##### Collected data #####
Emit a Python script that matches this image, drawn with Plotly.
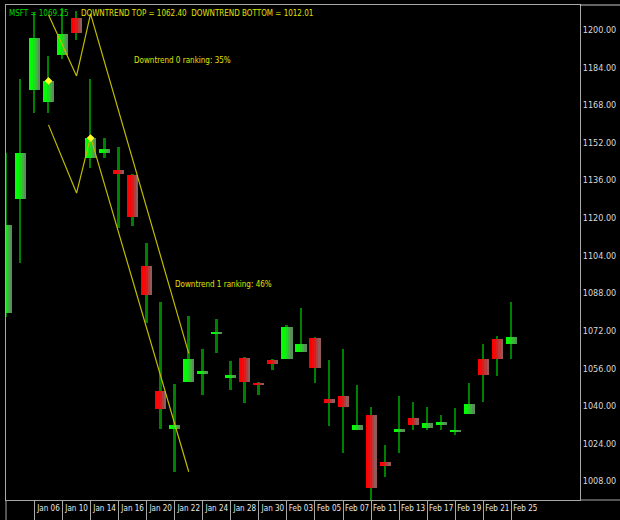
import plotly.graph_objects as go

# ---------------- data ----------------
tick_labels = ["Jan 06", "Jan 10", "Jan 14", "Jan 16", "Jan 20", "Jan 22", "Jan 24",
               "Jan 28", "Jan 30", "Feb 03", "Feb 05", "Feb 07", "Feb 11", "Feb 13",
               "Feb 17", "Feb 19", "Feb 21", "Feb 25"]

opens = [1079.6, 1128.1, 1174.5, 1169.4, 1189.4, 1205.1, 1145.5, 1147.7, 1140.4, 1138.3,
         1099.6, 1046.4, 1030.2, 1050.2, 1053.6, 1070.6, 1051.9, 1060.4, 1049.8, 1059.6,
         1060.0, 1063.0, 1068.9, 1043.0, 1044.3, 1029.8, 1036.2, 1016.2, 1028.9, 1034.9,
         1030.6, 1031.9, 1028.9, 1036.6, 1060.0, 1068.5, 1066.4]
highs = [1147.7, 1179.1, 1207.7, 1188.9, 1209.4, 1208.0, 1179.1, 1154.0, 1150.2, 1138.6,
         1109.4, 1084.3, 1049.4, 1078.3, 1064.3, 1077.0, 1059.1, 1060.8, 1050.2, 1060.0,
         1074.5, 1081.7, 1069.2, 1059.6, 1064.3, 1048.9, 1039.6, 1023.4, 1044.3, 1041.7,
         1039.6, 1036.2, 1039.1, 1049.8, 1066.4, 1069.8, 1084.3]
lows = [1078.0, 1100.9, 1164.7, 1164.7, 1187.7, 1195.7, 1141.3, 1145.5, 1115.7, 1116.6,
        1075.3, 1030.2, 1011.9, 1050.0, 1044.7, 1062.6, 1046.8, 1041.3, 1044.7, 1055.3,
        1059.8, 1062.8, 1049.8, 1031.5, 1020.0, 1029.6, 996.0, 1009.8, 1020.0, 1029.8,
        1029.8, 1029.8, 1027.7, 1036.4, 1041.7, 1052.8, 1060.0]
closes = [1117.0, 1147.7, 1196.6, 1178.3, 1198.3, 1198.7, 1154.0, 1149.4, 1138.7, 1120.4,
          1087.2, 1038.7, 1031.9, 1060.0, 1054.9, 1071.5, 1053.2, 1050.2, 1048.9, 1057.9,
          1073.6, 1066.4, 1056.2, 1041.3, 1039.6, 1031.9, 1005.1, 1014.5, 1030.2, 1031.9,
          1032.8, 1033.2, 1029.8, 1040.9, 1053.2, 1060.0, 1069.25]

trend0_x = [3, 5, 6, 13]
trend0_y = [1206.4, 1180.4, 1206.8, 1062.40]
trend1_x = [3, 5, 6, 13]
trend1_y = [1159.6, 1130.6, 1154.5, 1012.01]
pivot_x = [3, 6]
pivot_y = [1178.3, 1154.0]

y_ticks = [1008, 1024, 1040, 1056, 1072, 1088, 1104, 1120, 1136, 1152, 1168, 1184, 1200]

# ---------------- figure ----------------
n = len(opens)
xs = list(range(n))
label_pos = [3 + 2 * i for i in range(len(tick_labels))]
sep_pos = [2 + 2 * i for i in range(len(tick_labels))]

FONT = "DejaVu Sans Condensed, Liberation Sans Narrow, sans-serif"

fig = go.Figure()

# wicks
fig.add_trace(go.Bar(
    x=xs, base=lows, y=[h - l for h, l in zip(highs, lows)],
    width=0.13, marker=dict(color="#008000", line=dict(width=0)),
    hoverinfo="skip", showlegend=False))

def lerp(c1, c2, t):
    return "rgb(%d,%d,%d)" % tuple(round(a + (b - a) * t) for a, b in zip(c1, c2))

up_a, up_b = (0, 255, 0), (95, 135, 95)
dn_a, dn_b = (255, 0, 0), (140, 95, 95)
strips = [0.0, 0.1, 0.3, 0.6, 0.95]
body_w = 0.78
sw = body_w / len(strips)
base = [min(o, c) for o, c in zip(opens, closes)]
hgt = [max(abs(c - o), 0.9) for o, c in zip(opens, closes)]
for k, t in enumerate(strips):
    cols = [lerp(up_a, up_b, t) if c >= o else lerp(dn_a, dn_b, t)
            for o, c in zip(opens, closes)]
    fig.add_trace(go.Bar(
        x=xs, base=base, y=hgt, width=sw + 0.01,
        offset=-body_w / 2 + k * sw,
        marker=dict(color=cols, line=dict(width=0)),
        hoverinfo="skip", showlegend=False))

# downtrend channels
for tx, ty in [(trend0_x, trend0_y), (trend1_x, trend1_y)]:
    fig.add_trace(go.Scatter(x=tx, y=ty, mode="lines",
                             line=dict(color="#c0bc00", width=1.2),
                             hoverinfo="skip", showlegend=False))
fig.add_trace(go.Scatter(x=pivot_x, y=pivot_y, mode="markers",
                         marker=dict(symbol="diamond", size=6, color="#ffff20"),
                         hoverinfo="skip", showlegend=False))

grid_c = "#a8a8a8"
fig.update_layout(
    template="none",
    width=620, height=520,
    margin=dict(l=6, r=40, t=5, b=20, autoexpand=False),
    paper_bgcolor="black", plot_bgcolor="black",
    barmode="overlay", bargap=0,
    font=dict(family=FONT, size=9, color="#e0e0e0"),
    xaxis=dict(range=[-0.03, 40.9], showgrid=False, zeroline=False, automargin=False,
               showline=True, mirror=True, linecolor=grid_c, linewidth=1,
               tickmode="array", tickvals=label_pos, ticktext=tick_labels,
               tickangle=0, ticks="", tickfont=dict(family=FONT, size=8, color="#e8e8e8"),
               minor=dict(tickmode="array", tickvals=sep_pos, ticks="outside",
                          ticklen=20, tickcolor=grid_c, tickwidth=1)),
    yaxis=dict(range=[1000, 1210.6], side="right", showgrid=False, zeroline=False,
               automargin=False,
               showline=True, mirror=True, linecolor=grid_c, linewidth=1,
               tickmode="array", tickvals=y_ticks,
               ticktext=["%.2f" % v for v in y_ticks], ticks="",
               tickfont=dict(family=FONT, size=9, color="#d8d8d8")),
    shapes=[
        dict(type="line", xref="paper", yref="paper", x0=1, x1=1.08, y0=0, y1=0,
             line=dict(color=grid_c, width=1)),
        dict(type="line", xref="paper", yref="paper", x0=1, x1=1.08, y0=1, y1=1,
             line=dict(color="#c8c8c8", width=1)),
        dict(type="line", xref="paper", yref="paper", x0=0, x1=0, y0=-0.05, y1=0,
             line=dict(color=grid_c, width=1)),
    ],
    annotations=[
        dict(xref="paper", yref="paper", x=0.002, y=0.982, xanchor="left", yanchor="middle",
             text="MSFT = 1069.25", showarrow=False,
             font=dict(family=FONT, size=8, color="#00d800")),
        dict(xref="paper", yref="paper", x=0.127, y=0.982, xanchor="left", yanchor="middle",
             text="DOWNTREND TOP = 1062.40  DOWNTREND BOTTOM = 1012.01", showarrow=False,
             font=dict(family=FONT, size=8, color="#e0e000")),
        dict(xref="paper", yref="paper", x=0.2195, y=0.887, xanchor="left", yanchor="middle",
             text="Downtrend 0 ranking: 35%", showarrow=False,
             font=dict(family=FONT, size=8, color="#e0e000")),
        dict(xref="paper", yref="paper", x=0.291, y=0.436, xanchor="left", yanchor="middle",
             text="Downtrend 1 ranking: 46%", showarrow=False,
             font=dict(family=FONT, size=8, color="#e0e000")),
    ],
)

fig.write_html("out.html",
               config={"displayModeBar": False},
               post_script="document.body.style.margin='0px';"
                           "document.body.style.background='black';")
#####
> **Aim of the exercise**
Set every line down exactly as written, leaving each picture out.

> **Right answer**
Emit a Python script that matches this image, drawn with Plotly.
import plotly.graph_objects as go

# ---------------- data ----------------
tick_labels = ["Jan 06", "Jan 10", "Jan 14", "Jan 16", "Jan 20", "Jan 22", "Jan 24",
               "Jan 28", "Jan 30", "Feb 03", "Feb 05", "Feb 07", "Feb 11", "Feb 13",
               "Feb 17", "Feb 19", "Feb 21", "Feb 25"]

opens = [1079.6, 1128.1, 1174.5, 1169.4, 1189.4, 1205.1, 1145.5, 1147.7, 1140.4, 1138.3,
         1099.6, 1046.4, 1030.2, 1050.2, 1053.6, 1070.6, 1051.9, 1060.4, 1049.8, 1059.6,
         1060.0, 1063.0, 1068.9, 1043.0, 1044.3, 1029.8, 1036.2, 1016.2, 1028.9, 1034.9,
         1030.6, 1031.9, 1028.9, 1036.6, 1060.0, 1068.5, 1066.4]
highs = [1147.7, 1179.1, 1207.7, 1188.9, 1209.4, 1208.0, 1179.1, 1154.0, 1150.2, 1138.6,
         1109.4, 1084.3, 1049.4, 1078.3, 1064.3, 1077.0, 1059.1, 1060.8, 1050.2, 1060.0,
         1074.5, 1081.7, 1069.2, 1059.6, 1064.3, 1048.9, 1039.6, 1023.4, 1044.3, 1041.7,
         1039.6, 1036.2, 1039.1, 1049.8, 1066.4, 1069.8, 1084.3]
lows = [1078.0, 1100.9, 1164.7, 1164.7, 1187.7, 1195.7, 1141.3, 1145.5, 1115.7, 1116.6,
        1075.3, 1030.2, 1011.9, 1050.0, 1044.7, 1062.6, 1046.8, 1041.3, 1044.7, 1055.3,
        1059.8, 1062.8, 1049.8, 1031.5, 1020.0, 1029.6, 996.0, 1009.8, 1020.0, 1029.8,
        1029.8, 1029.8, 1027.7, 1036.4, 1041.7, 1052.8, 1060.0]
closes = [1117.0, 1147.7, 1196.6, 1178.3, 1198.3, 1198.7, 1154.0, 1149.4, 1138.7, 1120.4,
          1087.2, 1038.7, 1031.9, 1060.0, 1054.9, 1071.5, 1053.2, 1050.2, 1048.9, 1057.9,
          1073.6, 1066.4, 1056.2, 1041.3, 1039.6, 1031.9, 1005.1, 1014.5, 1030.2, 1031.9,
          1032.8, 1033.2, 1029.8, 1040.9, 1053.2, 1060.0, 1069.25]

trend0_x = [3, 5, 6, 13]
trend0_y = [1206.4, 1180.4, 1206.8, 1062.40]
trend1_x = [3, 5, 6, 13]
trend1_y = [1159.6, 1130.6, 1154.5, 1012.01]
pivot_x = [3, 6]
pivot_y = [1178.3, 1154.0]

y_ticks = [1008, 1024, 1040, 1056, 1072, 1088, 1104, 1120, 1136, 1152, 1168, 1184, 1200]

# ---------------- figure ----------------
n = len(opens)
xs = list(range(n))
label_pos = [3 + 2 * i for i in range(len(tick_labels))]
sep_pos = [2 + 2 * i for i in range(len(tick_labels))]

FONT = "DejaVu Sans Condensed, Liberation Sans Narrow, sans-serif"

fig = go.Figure()

# wicks
fig.add_trace(go.Bar(
    x=xs, base=lows, y=[h - l for h, l in zip(highs, lows)],
    width=0.13, marker=dict(color="#008000", line=dict(width=0)),
    hoverinfo="skip", showlegend=False))

def lerp(c1, c2, t):
    return "rgb(%d,%d,%d)" % tuple(round(a + (b - a) * t) for a, b in zip(c1, c2))

up_a, up_b = (0, 255, 0), (95, 135, 95)
dn_a, dn_b = (255, 0, 0), (140, 95, 95)
strips = [0.0, 0.1, 0.3, 0.6, 0.95]
body_w = 0.78
sw = body_w / len(strips)
base = [min(o, c) for o, c in zip(opens, closes)]
hgt = [max(abs(c - o), 0.9) for o, c in zip(opens, closes)]
for k, t in enumerate(strips):
    cols = [lerp(up_a, up_b, t) if c >= o else lerp(dn_a, dn_b, t)
            for o, c in zip(opens, closes)]
    fig.add_trace(go.Bar(
        x=xs, base=base, y=hgt, width=sw + 0.01,
        offset=-body_w / 2 + k * sw,
        marker=dict(color=cols, line=dict(width=0)),
        hoverinfo="skip", showlegend=False))

# downtrend channels
for tx, ty in [(trend0_x, trend0_y), (trend1_x, trend1_y)]:
    fig.add_trace(go.Scatter(x=tx, y=ty, mode="lines",
                             line=dict(color="#c0bc00", width=1.2),
                             hoverinfo="skip", showlegend=False))
fig.add_trace(go.Scatter(x=pivot_x, y=pivot_y, mode="markers",
                         marker=dict(symbol="diamond", size=6, color="#ffff20"),
                         hoverinfo="skip", showlegend=False))

grid_c = "#a8a8a8"
fig.update_layout(
    template="none",
    width=620, height=520,
    margin=dict(l=6, r=40, t=5, b=20, autoexpand=False),
    paper_bgcolor="black", plot_bgcolor="black",
    barmode="overlay", bargap=0,
    font=dict(family=FONT, size=9, color="#e0e0e0"),
    xaxis=dict(range=[-0.03, 40.9], showgrid=False, zeroline=False, automargin=False,
               showline=True, mirror=True, linecolor=grid_c, linewidth=1,
               tickmode="array", tickvals=label_pos, ticktext=tick_labels,
               tickangle=0, ticks="", tickfont=dict(family=FONT, size=8, color="#e8e8e8"),
               minor=dict(tickmode="array", tickvals=sep_pos, ticks="outside",
                          ticklen=20, tickcolor=grid_c, tickwidth=1)),
    yaxis=dict(range=[1000, 1210.6], side="right", showgrid=False, zeroline=False,
               automargin=False,
               showline=True, mirror=True, linecolor=grid_c, linewidth=1,
               tickmode="array", tickvals=y_ticks,
               ticktext=["%.2f" % v for v in y_ticks], ticks="",
               tickfont=dict(family=FONT, size=9, color="#d8d8d8")),
    shapes=[
        dict(type="line", xref="paper", yref="paper", x0=1, x1=1.08, y0=0, y1=0,
             line=dict(color=grid_c, width=1)),
        dict(type="line", xref="paper", yref="paper", x0=1, x1=1.08, y0=1, y1=1,
             line=dict(color="#c8c8c8", width=1)),
        dict(type="line", xref="paper", yref="paper", x0=0, x1=0, y0=-0.05, y1=0,
             line=dict(color=grid_c, width=1)),
    ],
    annotations=[
        dict(xref="paper", yref="paper", x=0.002, y=0.982, xanchor="left", yanchor="middle",
             text="MSFT = 1069.25", showarrow=False,
             font=dict(family=FONT, size=8, color="#00d800")),
        dict(xref="paper", yref="paper", x=0.127, y=0.982, xanchor="left", yanchor="middle",
             text="DOWNTREND TOP = 1062.40  DOWNTREND BOTTOM = 1012.01", showarrow=False,
             font=dict(family=FONT, size=8, color="#e0e000")),
        dict(xref="paper", yref="paper", x=0.2195, y=0.887, xanchor="left", yanchor="middle",
             text="Downtrend 0 ranking: 35%", showarrow=False,
             font=dict(family=FONT, size=8, color="#e0e000")),
        dict(xref="paper", yref="paper", x=0.291, y=0.436, xanchor="left", yanchor="middle",
             text="Downtrend 1 ranking: 46%", showarrow=False,
             font=dict(family=FONT, size=8, color="#e0e000")),
    ],
)

fig.write_html("out.html",
               config={"displayModeBar": False},
               post_script="document.body.style.margin='0px';"
                           "document.body.style.background='black';")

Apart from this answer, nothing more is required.